This seems a bit too straightforward but here goes: 2^(2^n) + 1 = a^5 - b^5 where a > b > 0. a^5 - b^5 = (a-b)(a^4 + a^3b + a^2b^2 + ab^3 + b^4). So either a - b = prime and a^4 + a^3b + a^2b^2 + ab^3 + b^4 = 1 or a-b = 1 and a^4 + a^3b + a^2b^2 + ab^3 + b^4 = prime. In the first case we cannot have because a^4 + a^3b + a^2b^2 + ab^3 + b^4 clearly > 1. In the second case you have: a-b=1 implies b = a-1. So the factorization is: 2^(2^n) + 1 = 5a^4 -10a^3 + 10a^2 - 5a + 1 or 2^(2^n) = 5a^4 - 10a^3 + 10a^2 - 5a. But 5|RHS but not the LHS, contradiction. In fact it shows 2^k+1 is never a^5 - b^5. This stronger result makes me think i made an error somewhere, any mistakes?

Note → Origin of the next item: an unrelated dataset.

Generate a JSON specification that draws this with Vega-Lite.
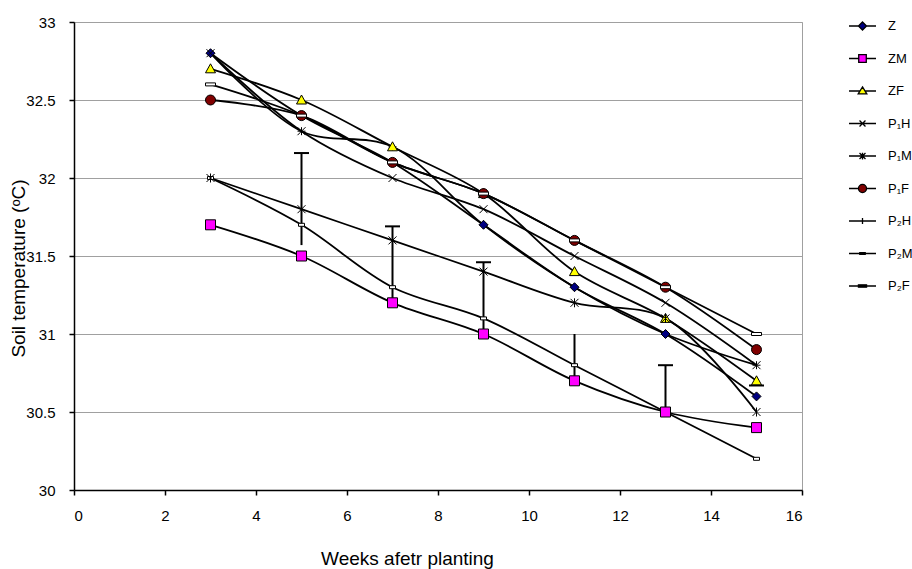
{
  "$schema": "https://vega.github.io/schema/vega-lite/v6.json",
  "width": 728,
  "height": 468,
  "autosize": {"type": "none"},
  "padding": {"left": 74, "top": 22, "right": 110, "bottom": 79},
  "background": "white",
  "config": {
    "font": "Liberation Sans",
    "view": {"stroke": "#a0a0a0", "strokeWidth": 1},
    "legend": {
      "orient": "none", "legendX": 774, "legendY": -10.5, "title": null, "padding": 0,
      "symbolSize": 729, "rowPadding": 10.5, "labelOffset": 11, "labelFontSize": 13, "labelColor": "black",
      "labelFont": "Liberation Sans", "symbolStrokeColor": "black", "symbolStrokeWidth": 1.3, "symbolOpacity": 1
    }
  },
  "resolve": {"scale": {"shape": "independent", "fill": "independent"}},
  "datasets": {
    "series": [
      {"series": "P2H", "week": 3, "temp": 32.8},
      {"series": "P2H", "week": 5, "temp": 32.3},
      {"series": "P2H", "week": 7, "temp": 32.2},
      {"series": "P2H", "week": 9, "temp": 31.7},
      {"series": "P2H", "week": 11, "temp": 31.3},
      {"series": "P2H", "week": 13, "temp": 31.0},
      {"series": "P2H", "week": 15, "temp": 30.8},
      {"series": "P2M", "week": 3, "temp": 32.0},
      {"series": "P2M", "week": 5, "temp": 31.7},
      {"series": "P2M", "week": 7, "temp": 31.3},
      {"series": "P2M", "week": 9, "temp": 31.1},
      {"series": "P2M", "week": 11, "temp": 30.8},
      {"series": "P2M", "week": 13, "temp": 30.5},
      {"series": "P2M", "week": 15, "temp": 30.2},
      {"series": "Z", "week": 3, "temp": 32.8},
      {"series": "Z", "week": 5, "temp": 32.4},
      {"series": "Z", "week": 7, "temp": 32.1},
      {"series": "Z", "week": 9, "temp": 31.7},
      {"series": "Z", "week": 11, "temp": 31.3},
      {"series": "Z", "week": 13, "temp": 31.0},
      {"series": "Z", "week": 15, "temp": 30.6},
      {"series": "ZM", "week": 3, "temp": 31.7},
      {"series": "ZM", "week": 5, "temp": 31.5},
      {"series": "ZM", "week": 7, "temp": 31.2},
      {"series": "ZM", "week": 9, "temp": 31.0},
      {"series": "ZM", "week": 11, "temp": 30.7},
      {"series": "ZM", "week": 13, "temp": 30.5},
      {"series": "ZM", "week": 15, "temp": 30.4},
      {"series": "ZF", "week": 3, "temp": 32.7},
      {"series": "ZF", "week": 5, "temp": 32.5},
      {"series": "ZF", "week": 7, "temp": 32.2},
      {"series": "ZF", "week": 9, "temp": 31.9},
      {"series": "ZF", "week": 11, "temp": 31.4},
      {"series": "ZF", "week": 13, "temp": 31.1},
      {"series": "ZF", "week": 15, "temp": 30.7},
      {"series": "P1H", "week": 3, "temp": 32.8},
      {"series": "P1H", "week": 5, "temp": 32.3},
      {"series": "P1H", "week": 7, "temp": 32.0},
      {"series": "P1H", "week": 9, "temp": 31.8},
      {"series": "P1H", "week": 11, "temp": 31.5},
      {"series": "P1H", "week": 13, "temp": 31.2},
      {"series": "P1H", "week": 15, "temp": 30.8},
      {"series": "P1M", "week": 3, "temp": 32.0},
      {"series": "P1M", "week": 5, "temp": 31.8},
      {"series": "P1M", "week": 7, "temp": 31.6},
      {"series": "P1M", "week": 9, "temp": 31.4},
      {"series": "P1M", "week": 11, "temp": 31.2},
      {"series": "P1M", "week": 13, "temp": 31.1},
      {"series": "P1M", "week": 15, "temp": 30.5},
      {"series": "P1F", "week": 3, "temp": 32.5},
      {"series": "P1F", "week": 5, "temp": 32.4},
      {"series": "P1F", "week": 7, "temp": 32.1},
      {"series": "P1F", "week": 9, "temp": 31.9},
      {"series": "P1F", "week": 11, "temp": 31.6},
      {"series": "P1F", "week": 13, "temp": 31.3},
      {"series": "P1F", "week": 15, "temp": 30.9},
      {"series": "P2F", "week": 3, "temp": 32.6},
      {"series": "P2F", "week": 5, "temp": 32.4},
      {"series": "P2F", "week": 7, "temp": 32.1},
      {"series": "P2F", "week": 9, "temp": 31.9},
      {"series": "P2F", "week": 11, "temp": 31.6},
      {"series": "P2F", "week": 13, "temp": 31.3},
      {"series": "P2F", "week": 15, "temp": 31.0}
    ],
    "errbars": [
      {"week": 5, "temp": 31.57, "temp2": 32.16},
      {"week": 7, "temp": 31.2, "temp2": 31.69},
      {"week": 9, "temp": 31.0, "temp2": 31.46},
      {"week": 11, "temp": 30.7, "temp2": 31.0},
      {"week": 13, "temp": 30.5, "temp2": 30.8}
    ],
    "caps": [
      {"week": 5, "temp": 32.16},
      {"week": 7, "temp": 31.69},
      {"week": 9, "temp": 31.46},
      {"week": 13, "temp": 30.8},
      {"week": 15, "temp": 30.67}
    ]
  },
  "layer": [
    {
      "data": {"name": "series"},
      "mark": {"type": "line", "interpolate": "catmull-rom", "color": "black", "strokeWidth": 1.8},
      "encoding": {
        "x": {
          "field": "week", "type": "quantitative", "title": "Weeks afetr planting",
          "scale": {"domain": [0, 16], "nice": false, "zero": false},
          "axis": {
            "values": [0, 2, 4, 6, 8, 10, 12, 14, 16], "format": "d", "grid": false,
            "domainColor": "black", "domainWidth": 1.5, "tickColor": "black", "tickWidth": 1.5, "tickSize": 5,
            "labelFontSize": 15, "labelColor": "black", "labelPadding": 13, "labelFont": "Liberation Sans",
            "titleFontSize": 19, "titleFontWeight": "normal", "titleColor": "black", "titleFont": "Liberation Sans",
            "titleX": 333, "titleY": 68, "titleAlign": "center", "titleBaseline": "middle", "titleAnchor": null
          }
        },
        "y": {
          "field": "temp", "type": "quantitative", "title": "Soil temperature (ᵒC)",
          "scale": {"domain": [30, 33], "nice": false, "zero": false},
          "axis": {
            "values": [30, 30.5, 31, 31.5, 32, 32.5, 33], "format": ".1~f", "grid": true, "gridColor": "#a0a0a0", "gridWidth": 1,
            "domainColor": "black", "domainWidth": 1.5, "tickColor": "black", "tickWidth": 1.5, "tickSize": 5,
            "labelFontSize": 15, "labelColor": "black", "labelPadding": 14, "labelFont": "Liberation Sans",
            "titleFontSize": 19, "titleFontWeight": "normal", "titleColor": "black", "titleFont": "Liberation Sans",
            "titleX": -56, "titleY": 246, "titleAlign": "center", "titleBaseline": "middle", "titleAngle": -90, "titleAnchor": null
          }
        },
        "detail": {"field": "series", "type": "nominal"}
      }
    },
    {
      "data": {"name": "errbars"},
      "mark": {"type": "rule", "color": "black", "strokeWidth": 2},
      "encoding": {
        "x": {"field": "week", "type": "quantitative", "title": "Weeks afetr planting", "scale": {"domain": [0, 16], "nice": false, "zero": false}},
        "y": {"field": "temp", "type": "quantitative", "title": "Soil temperature (ᵒC)", "scale": {"domain": [30, 33], "nice": false, "zero": false}},
        "y2": {"field": "temp2"}
      }
    },
    {
      "data": {"name": "caps"},
      "mark": {"type": "tick", "orient": "horizontal", "color": "black", "thickness": 2, "size": 15, "opacity": 1},
      "encoding": {
        "x": {"field": "week", "type": "quantitative", "title": "Weeks afetr planting", "scale": {"domain": [0, 16], "nice": false, "zero": false}},
        "y": {"field": "temp", "type": "quantitative", "title": "Soil temperature (ᵒC)", "scale": {"domain": [30, 33], "nice": false, "zero": false}}
      }
    },
    {
      "data": {"name": "series"},
      "mark": {"type": "point", "filled": true, "stroke": "black", "strokeWidth": 1, "opacity": 1, "size": 100},
      "encoding": {
        "x": {"field": "week", "type": "quantitative", "title": "Weeks afetr planting", "scale": {"domain": [0, 16], "nice": false, "zero": false}},
        "y": {"field": "temp", "type": "quantitative", "title": "Soil temperature (ᵒC)", "scale": {"domain": [30, 33], "nice": false, "zero": false}},
        "shape": {
          "field": "series", "type": "nominal", "legend": null,
          "scale": {
            "domain": ["Z", "ZM", "ZF", "P1H", "P1M", "P1F", "P2H", "P2M", "P2F"],
            "range": [
              "M0,-0.9L0.9,0L0,0.9L-0.9,0Z",
              "M-1,-1H1V1H-1Z",
              "M0,-1L1,0.8L-1,0.8Z",
              "M-0.8,-0.8L0.8,0.8M-0.8,0.8L0.8,-0.8",
              "M-0.8,-0.8L0.8,0.8M-0.8,0.8L0.8,-0.8M0,-0.9L0,0.9",
              "M1,0A1,1 0 1,1 -1,0A1,1 0 1,1 1,0Z",
              "M-0.8,0L0.8,0M0,-0.8L0,0.8",
              "M-0.6,-0.3H0.6V0.3H-0.6Z",
              "M-1,-0.3H1V0.3H-1Z"
            ]
          }
        },
        "fill": {
          "field": "series", "type": "nominal", "legend": null,
          "scale": {
            "domain": ["Z", "ZM", "ZF", "P1H", "P1M", "P1F", "P2H", "P2M", "P2F"],
            "range": ["#000080", "#FF00FF", "#FFFF00", "#000000", "#000000", "#800000", "#000000", "#FFFFFF", "#FFFFFF"]
          }
        }
      }
    },
    {
      "data": {"name": "series"},
      "mark": {"type": "point", "filled": true, "stroke": "black", "strokeWidth": 1, "opacity": 0, "size": 729},
      "encoding": {
        "x": {"field": "week", "type": "quantitative", "title": "Weeks afetr planting", "scale": {"domain": [0, 16], "nice": false, "zero": false}},
        "y": {"field": "temp", "type": "quantitative", "title": "Soil temperature (ᵒC)", "scale": {"domain": [30, 33], "nice": false, "zero": false}},
        "shape": {
          "field": "series", "type": "nominal",
          "scale": {
            "domain": ["Z", "ZM", "ZF", "P1H", "P1M", "P1F", "P2H", "P2M", "P2F"],
            "range": [
              "M-1,0H-0.3M0.3,0H1M0,-0.3L0.3,0L0,0.3L-0.3,0Z",
              "M-1,0H-0.28M0.28,0H1M-0.28,-0.28H0.28V0.28H-0.28Z",
              "M-1,0H-0.18M0.18,0H1M0,-0.3L0.32,0.22L-0.32,0.22Z",
              "M-1,0H1M-0.22,-0.22L0.22,0.22M-0.22,0.22L0.22,-0.22",
              "M-1,0H1M-0.22,-0.22L0.22,0.22M-0.22,0.22L0.22,-0.22M0,-0.25V0.25",
              "M-1,0H-0.3M0.3,0H1M0.3,0A0.3,0.3 0 1,1 -0.3,0A0.3,0.3 0 1,1 0.3,0Z",
              "M-1,0H1M0,-0.22V0.22",
              "M-1,0H1M-0.2,-0.07H0.2V0.07H-0.2Z",
              "M-1,0H1M-0.3,-0.09H0.3V0.09H-0.3Z"
            ]
          },
          "legend": {
            "labelExpr": "replace(replace(datum.label,'1','₁'),'2','₂')",
            "encode": {"symbols": {"update": {"stroke": {"value": "black"}, "strokeWidth": {"value": 1.3}}}}
          }
        },
        "fill": {
          "field": "series", "type": "nominal",
          "scale": {
            "domain": ["Z", "ZM", "ZF", "P1H", "P1M", "P1F", "P2H", "P2M", "P2F"],
            "range": ["#000080", "#FF00FF", "#FFFF00", "#000000", "#000000", "#800000", "#000000", "#000000", "#000000"]
          },
          "legend": {
            "labelExpr": "replace(replace(datum.label,'1','₁'),'2','₂')",
            "encode": {"symbols": {"update": {"stroke": {"value": "black"}, "strokeWidth": {"value": 1.3}}}}
          }
        }
      }
    }
  ]
}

I agree this was a really straightforward problem... Pierre.

Actually, if $p=a^5-b^5$, then $a,b$ are not multiles of $p$, so we can work in $\mathbb Z_p$ as follows: $(ab^{-1})^5-1=0\Rightarrow 5|p-1$. In our case this is $5|2^{2^n}$, clearly absurd. [I needed the fact that $b$ is not a multiple of $p$ so that $b^{-1}$ exists in $\mathbb Z_p$]

Nice solution grobber.

Hmmm....strange...none of the contestants did that Pierre.